In the same way, most women wouldn't look into D&D. It doesn't matter whether the game's designed to be perfect for women or not, it's not going to attract a significant female following if most women won't even look at it.
I haven't had much time to flesh anything out yet, but one thing that I've noticed is that every campaign setting I've seen involves thousands upon thousands of years of history, with the ruins of multiple great civilisations littered around the landscape. There's always the idea that there was some great golden age in the distant past, with duels between gods seemingly commonplace and overwhelmingly-powerful enemies... Finally something triggers the collapse of the civilisation, something else rises to take its place, and that in turn is knocked down. There may be a few more such cycles before the campaign's time period. The end result is that D&D games always seem to take place in old worlds with tons of history.

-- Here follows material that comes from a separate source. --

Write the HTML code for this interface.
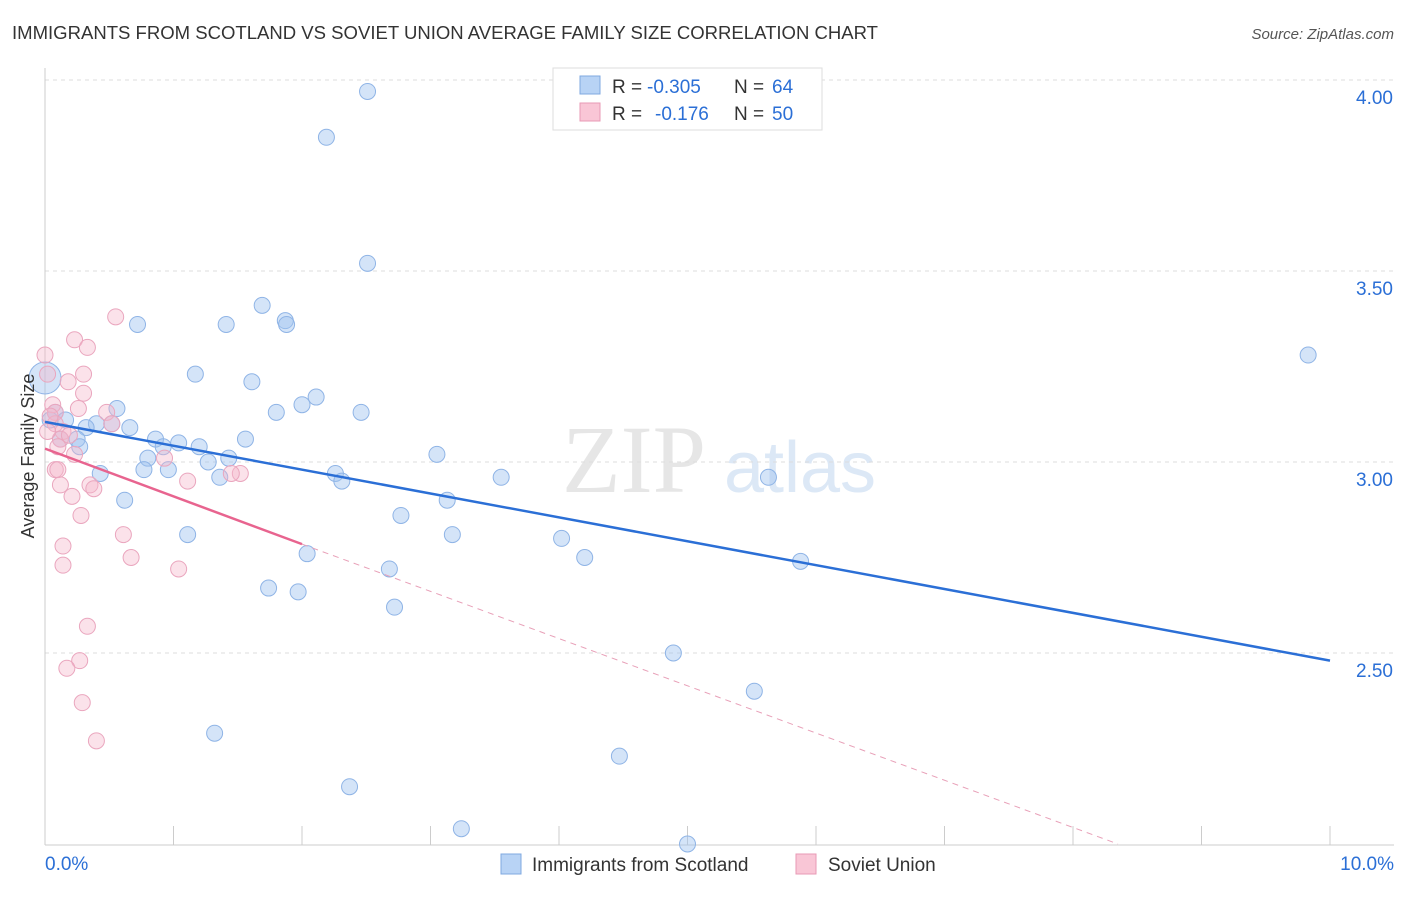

My idea is to go the other way. I want it to be a virtually brand-new world. Perhaps a thousand years have passed since the world was created, enough time for rival nations to have developed, but not enough for everyone to have become so cynical. Basically, with the older worlds, everything's had its edges worn off, everybody's settled into their comfortable routines, and good and evil are generally fairly intermingled. (Eberron is the best example of this.) With my world, I want to have it so that the world is filled with the archetypes... Everything's over the top, in a lot of ways. Characters who are good really are paragons of virtue, the heroic examples that become legends that later generations hope to emulate. Their opponents are the ultimate embodiment of evil -- vile, despicable, utterly without compassion or mercy. Even the common folk in this world haven't been beaten down yet, and truly feel that they can make a difference... Whereas in later ages, farmers keep their heads down, in my world, I want a typical farmer to be ready to join up with the militia and do their part to rid the world of evil.
It's hard to explain the flavour... Think of the First Age of Middle Earth and you'll have an idea. :-)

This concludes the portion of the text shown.